Requirements | Starting at the first line of the listing below, retype each line up to and including the one that contains "from matplotlib.collections import". Leave pictures out.

______

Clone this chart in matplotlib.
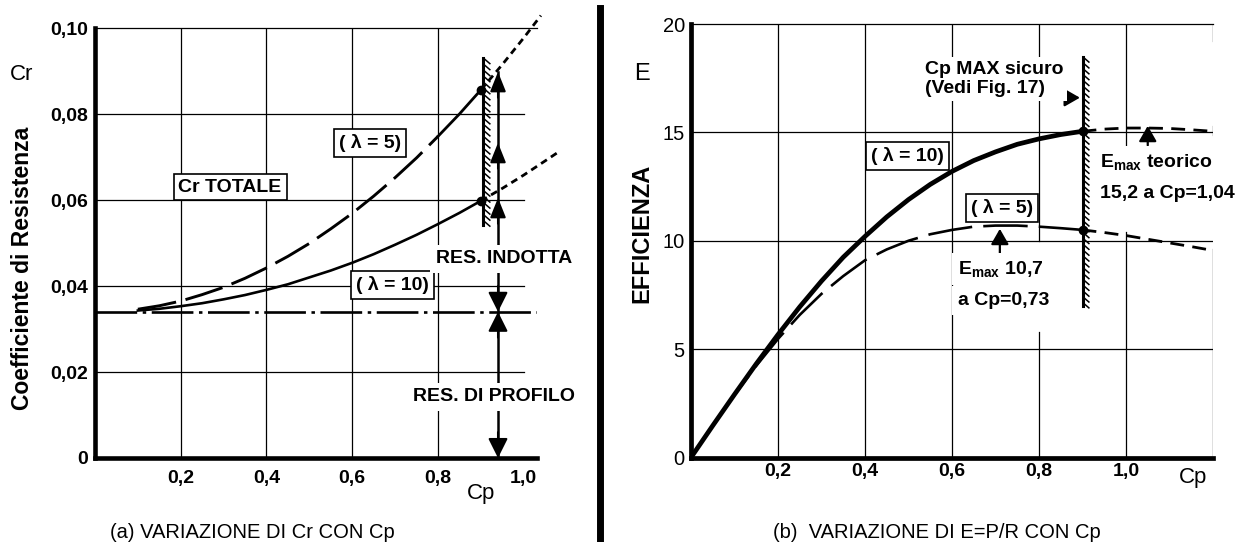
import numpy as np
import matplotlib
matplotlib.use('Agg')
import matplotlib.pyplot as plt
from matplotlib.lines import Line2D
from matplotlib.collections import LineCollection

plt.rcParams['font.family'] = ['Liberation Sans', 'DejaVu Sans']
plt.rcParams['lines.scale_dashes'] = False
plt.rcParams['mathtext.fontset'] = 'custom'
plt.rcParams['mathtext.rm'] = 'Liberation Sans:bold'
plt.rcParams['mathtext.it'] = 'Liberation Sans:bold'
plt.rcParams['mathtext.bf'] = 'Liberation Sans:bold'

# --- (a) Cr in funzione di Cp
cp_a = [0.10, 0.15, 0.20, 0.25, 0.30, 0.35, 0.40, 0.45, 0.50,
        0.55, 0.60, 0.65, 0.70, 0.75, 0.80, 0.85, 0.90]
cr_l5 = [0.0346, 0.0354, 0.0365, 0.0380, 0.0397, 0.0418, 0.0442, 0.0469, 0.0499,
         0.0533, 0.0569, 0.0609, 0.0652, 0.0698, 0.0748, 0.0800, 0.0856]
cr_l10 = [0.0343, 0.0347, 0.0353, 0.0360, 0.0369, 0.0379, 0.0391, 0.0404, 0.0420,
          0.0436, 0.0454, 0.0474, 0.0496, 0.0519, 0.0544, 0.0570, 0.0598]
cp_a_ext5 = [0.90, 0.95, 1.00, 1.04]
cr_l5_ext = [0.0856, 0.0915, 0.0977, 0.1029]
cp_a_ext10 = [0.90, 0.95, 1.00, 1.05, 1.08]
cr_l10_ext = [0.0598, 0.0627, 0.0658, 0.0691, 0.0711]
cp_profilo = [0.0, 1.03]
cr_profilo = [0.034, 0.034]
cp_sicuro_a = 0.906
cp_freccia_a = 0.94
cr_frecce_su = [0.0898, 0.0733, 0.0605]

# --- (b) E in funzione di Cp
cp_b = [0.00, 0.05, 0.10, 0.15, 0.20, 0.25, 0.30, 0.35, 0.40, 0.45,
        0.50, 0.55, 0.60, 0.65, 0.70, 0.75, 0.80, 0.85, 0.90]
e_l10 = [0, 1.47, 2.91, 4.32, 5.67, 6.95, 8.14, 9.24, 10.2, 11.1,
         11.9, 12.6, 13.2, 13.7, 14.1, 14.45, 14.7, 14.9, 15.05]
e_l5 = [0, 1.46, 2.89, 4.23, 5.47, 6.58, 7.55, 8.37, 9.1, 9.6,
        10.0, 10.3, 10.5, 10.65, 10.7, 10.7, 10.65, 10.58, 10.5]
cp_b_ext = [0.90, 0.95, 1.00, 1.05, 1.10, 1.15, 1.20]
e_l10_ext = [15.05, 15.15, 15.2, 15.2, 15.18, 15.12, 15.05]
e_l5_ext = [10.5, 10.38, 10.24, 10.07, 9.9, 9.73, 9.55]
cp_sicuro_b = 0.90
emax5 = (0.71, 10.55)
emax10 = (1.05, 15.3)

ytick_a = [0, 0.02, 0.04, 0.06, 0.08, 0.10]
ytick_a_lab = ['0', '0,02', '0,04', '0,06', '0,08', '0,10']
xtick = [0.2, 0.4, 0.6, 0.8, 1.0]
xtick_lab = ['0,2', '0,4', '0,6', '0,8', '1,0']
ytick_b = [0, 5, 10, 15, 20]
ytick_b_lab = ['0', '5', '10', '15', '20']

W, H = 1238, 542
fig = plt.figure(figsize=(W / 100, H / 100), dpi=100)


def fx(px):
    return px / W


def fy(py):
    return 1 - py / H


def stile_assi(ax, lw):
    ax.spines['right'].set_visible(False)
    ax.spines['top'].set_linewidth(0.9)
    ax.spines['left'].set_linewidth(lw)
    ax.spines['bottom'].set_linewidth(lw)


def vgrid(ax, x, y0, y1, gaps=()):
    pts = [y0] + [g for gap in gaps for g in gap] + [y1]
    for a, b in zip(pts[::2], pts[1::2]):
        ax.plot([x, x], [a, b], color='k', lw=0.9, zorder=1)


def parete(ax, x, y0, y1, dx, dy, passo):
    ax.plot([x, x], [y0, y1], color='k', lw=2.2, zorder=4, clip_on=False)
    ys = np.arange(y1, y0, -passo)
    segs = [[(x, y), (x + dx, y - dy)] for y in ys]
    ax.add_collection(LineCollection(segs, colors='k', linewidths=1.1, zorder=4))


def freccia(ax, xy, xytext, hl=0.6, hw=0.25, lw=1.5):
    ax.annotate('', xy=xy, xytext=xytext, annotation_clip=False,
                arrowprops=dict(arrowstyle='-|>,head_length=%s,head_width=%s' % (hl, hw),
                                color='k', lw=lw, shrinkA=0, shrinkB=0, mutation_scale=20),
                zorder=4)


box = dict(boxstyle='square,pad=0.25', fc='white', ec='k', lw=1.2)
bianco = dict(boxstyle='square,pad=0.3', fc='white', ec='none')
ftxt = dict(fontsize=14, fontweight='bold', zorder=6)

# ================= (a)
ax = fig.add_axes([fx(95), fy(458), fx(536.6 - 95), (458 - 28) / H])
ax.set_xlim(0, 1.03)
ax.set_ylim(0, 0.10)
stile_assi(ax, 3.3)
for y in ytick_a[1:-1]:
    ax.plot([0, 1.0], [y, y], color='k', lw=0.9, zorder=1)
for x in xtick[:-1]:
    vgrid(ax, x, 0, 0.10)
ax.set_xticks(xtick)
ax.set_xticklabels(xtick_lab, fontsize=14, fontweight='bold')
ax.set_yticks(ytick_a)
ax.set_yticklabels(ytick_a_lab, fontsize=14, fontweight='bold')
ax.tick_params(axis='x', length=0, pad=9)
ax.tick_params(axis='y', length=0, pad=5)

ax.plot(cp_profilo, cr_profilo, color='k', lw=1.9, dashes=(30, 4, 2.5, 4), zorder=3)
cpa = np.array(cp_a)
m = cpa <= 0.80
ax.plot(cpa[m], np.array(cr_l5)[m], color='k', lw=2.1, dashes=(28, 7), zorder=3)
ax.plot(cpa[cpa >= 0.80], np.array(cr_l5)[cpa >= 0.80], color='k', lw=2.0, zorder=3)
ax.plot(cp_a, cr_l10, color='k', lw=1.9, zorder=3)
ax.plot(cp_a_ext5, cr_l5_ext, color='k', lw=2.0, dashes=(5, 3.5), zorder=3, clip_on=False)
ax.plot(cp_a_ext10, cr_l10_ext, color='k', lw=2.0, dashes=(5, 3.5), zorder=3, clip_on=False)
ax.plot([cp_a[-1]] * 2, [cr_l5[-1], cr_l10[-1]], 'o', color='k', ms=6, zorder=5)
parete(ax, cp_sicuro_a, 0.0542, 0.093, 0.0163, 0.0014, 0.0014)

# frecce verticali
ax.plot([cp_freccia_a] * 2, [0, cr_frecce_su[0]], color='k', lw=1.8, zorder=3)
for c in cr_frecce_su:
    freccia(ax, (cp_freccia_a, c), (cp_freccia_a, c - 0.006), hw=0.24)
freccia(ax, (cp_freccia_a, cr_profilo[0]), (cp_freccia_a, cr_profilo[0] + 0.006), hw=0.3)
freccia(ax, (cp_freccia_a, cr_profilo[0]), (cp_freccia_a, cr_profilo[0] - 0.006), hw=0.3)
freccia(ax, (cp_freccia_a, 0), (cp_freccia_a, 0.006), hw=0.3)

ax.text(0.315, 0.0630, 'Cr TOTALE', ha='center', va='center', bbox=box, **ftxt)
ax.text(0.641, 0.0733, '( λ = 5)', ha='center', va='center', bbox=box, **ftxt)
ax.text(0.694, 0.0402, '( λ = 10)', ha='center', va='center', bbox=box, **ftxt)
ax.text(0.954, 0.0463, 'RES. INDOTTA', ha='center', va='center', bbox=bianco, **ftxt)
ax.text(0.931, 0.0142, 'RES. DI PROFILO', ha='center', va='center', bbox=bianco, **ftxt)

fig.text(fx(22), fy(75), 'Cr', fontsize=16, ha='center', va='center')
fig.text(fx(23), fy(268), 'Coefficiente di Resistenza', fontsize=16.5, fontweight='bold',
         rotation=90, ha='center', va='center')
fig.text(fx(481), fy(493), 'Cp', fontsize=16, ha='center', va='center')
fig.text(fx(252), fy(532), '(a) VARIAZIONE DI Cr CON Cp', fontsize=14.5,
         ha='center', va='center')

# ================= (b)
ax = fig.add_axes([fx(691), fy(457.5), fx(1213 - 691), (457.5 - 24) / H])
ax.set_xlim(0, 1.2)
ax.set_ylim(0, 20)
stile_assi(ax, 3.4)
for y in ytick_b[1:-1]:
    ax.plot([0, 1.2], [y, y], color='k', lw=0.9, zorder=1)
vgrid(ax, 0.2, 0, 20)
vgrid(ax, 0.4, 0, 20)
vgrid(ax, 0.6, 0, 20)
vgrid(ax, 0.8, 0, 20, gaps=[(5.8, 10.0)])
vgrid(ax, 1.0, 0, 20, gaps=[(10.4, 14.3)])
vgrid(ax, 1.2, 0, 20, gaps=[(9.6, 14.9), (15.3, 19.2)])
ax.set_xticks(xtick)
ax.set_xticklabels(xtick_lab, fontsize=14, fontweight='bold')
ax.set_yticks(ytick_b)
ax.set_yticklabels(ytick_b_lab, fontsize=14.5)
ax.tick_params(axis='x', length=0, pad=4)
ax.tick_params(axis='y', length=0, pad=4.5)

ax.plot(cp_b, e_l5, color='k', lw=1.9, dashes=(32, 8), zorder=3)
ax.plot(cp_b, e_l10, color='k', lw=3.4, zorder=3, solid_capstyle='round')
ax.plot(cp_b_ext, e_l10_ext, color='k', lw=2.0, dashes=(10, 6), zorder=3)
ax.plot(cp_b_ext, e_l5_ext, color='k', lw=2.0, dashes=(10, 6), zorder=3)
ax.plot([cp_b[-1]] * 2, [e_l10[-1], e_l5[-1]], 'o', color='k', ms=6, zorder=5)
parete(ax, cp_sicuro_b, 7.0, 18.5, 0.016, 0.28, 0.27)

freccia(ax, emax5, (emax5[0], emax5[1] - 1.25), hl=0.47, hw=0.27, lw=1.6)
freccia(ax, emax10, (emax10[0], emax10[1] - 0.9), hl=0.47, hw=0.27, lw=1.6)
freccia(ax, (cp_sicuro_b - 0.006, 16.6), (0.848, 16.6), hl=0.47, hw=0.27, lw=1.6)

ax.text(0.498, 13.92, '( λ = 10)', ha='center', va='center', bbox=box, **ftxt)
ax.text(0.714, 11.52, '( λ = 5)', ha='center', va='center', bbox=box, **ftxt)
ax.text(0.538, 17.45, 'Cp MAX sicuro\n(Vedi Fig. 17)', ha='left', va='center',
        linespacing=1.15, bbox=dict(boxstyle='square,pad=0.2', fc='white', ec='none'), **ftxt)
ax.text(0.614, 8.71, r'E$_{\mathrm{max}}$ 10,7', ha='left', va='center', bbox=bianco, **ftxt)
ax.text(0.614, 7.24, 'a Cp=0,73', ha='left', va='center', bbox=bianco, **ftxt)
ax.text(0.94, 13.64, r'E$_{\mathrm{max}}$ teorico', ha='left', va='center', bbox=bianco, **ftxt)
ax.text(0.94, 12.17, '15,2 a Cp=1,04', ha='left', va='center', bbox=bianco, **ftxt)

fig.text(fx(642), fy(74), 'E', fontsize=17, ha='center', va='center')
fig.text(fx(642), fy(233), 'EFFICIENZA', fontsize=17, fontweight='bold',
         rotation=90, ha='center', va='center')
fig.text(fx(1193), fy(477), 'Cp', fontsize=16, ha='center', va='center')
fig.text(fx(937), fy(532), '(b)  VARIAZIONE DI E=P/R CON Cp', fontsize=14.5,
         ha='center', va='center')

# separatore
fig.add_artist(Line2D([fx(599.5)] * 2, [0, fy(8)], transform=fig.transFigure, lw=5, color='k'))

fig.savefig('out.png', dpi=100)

______

Solved problem |
Clone this chart in matplotlib.
import numpy as np
import matplotlib
matplotlib.use('Agg')
import matplotlib.pyplot as plt
from matplotlib.lines import Line2D
from matplotlib.collections import LineCollection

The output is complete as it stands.